GS: An interesting thing we saw from the world itself, particularly from both the E3 2016 and 2017 trailers, was that the world feels much more open and interconnected. Can you describe what the general layout of the space of the world is like? Compared to the older games, which were far more linear, there seems to be elements of freedom in movement and exploration–and going back to this being a shared adventure with a father and his son–with curiosity and discovery being a big part of the game–is this title more about exploring at your leisure compared to other games?
It is a very wide, super wide, linear game in the sense that it follows a specific and straight story. But we are really letting the player do their own thing and explore the space. If they see something in the distance, we’ll let them go to it. To have that feeling of discovery is important in this game. I don’t want to make an open world game, not because I don’t like them–they’re fantastic–but all the other things that accompany the expectations of an open world game was not something I wanted here. I want players to feel rewarded for being curious and seeing an entire level that wasn’t shown or made clear to players, yet they found it on their own.

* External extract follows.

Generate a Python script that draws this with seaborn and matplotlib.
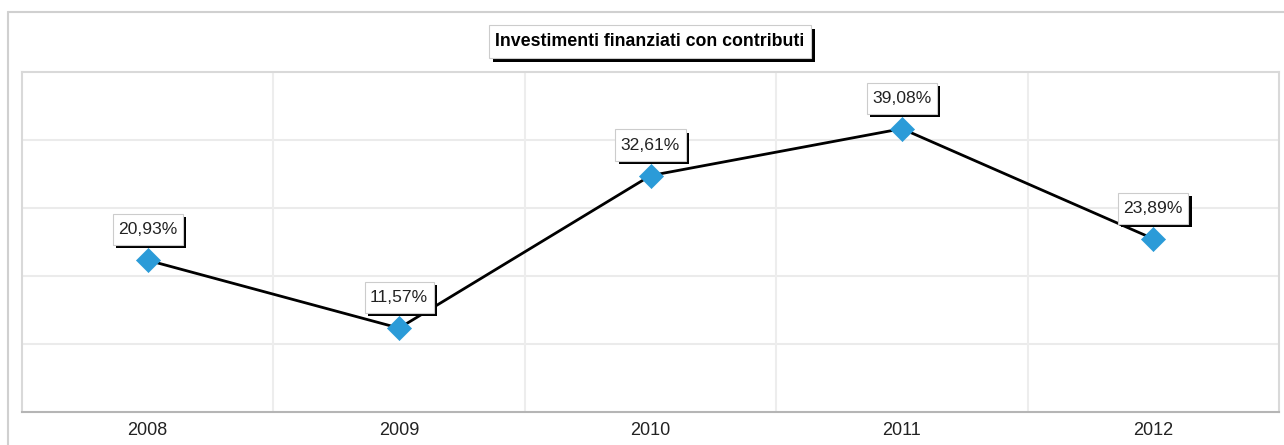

That sort of loop is something I wanted for players to have is the feeling of “I found this, I’m gonna cherish it”, compared to standard generic quests like fetching mail or something. So much about this game is about the sense of wonder, that every time I went to the movies as a kid to see these amazing movies as a kid. The feeling of being transported to another world were you’re suddenly handling a bullwhip just like Indiana Jones or fly a starship in Star Wars–to me, this game is the fulfillment of every fantasy I’ve had as a kid. And being able to fully immerse myself in it and explore it.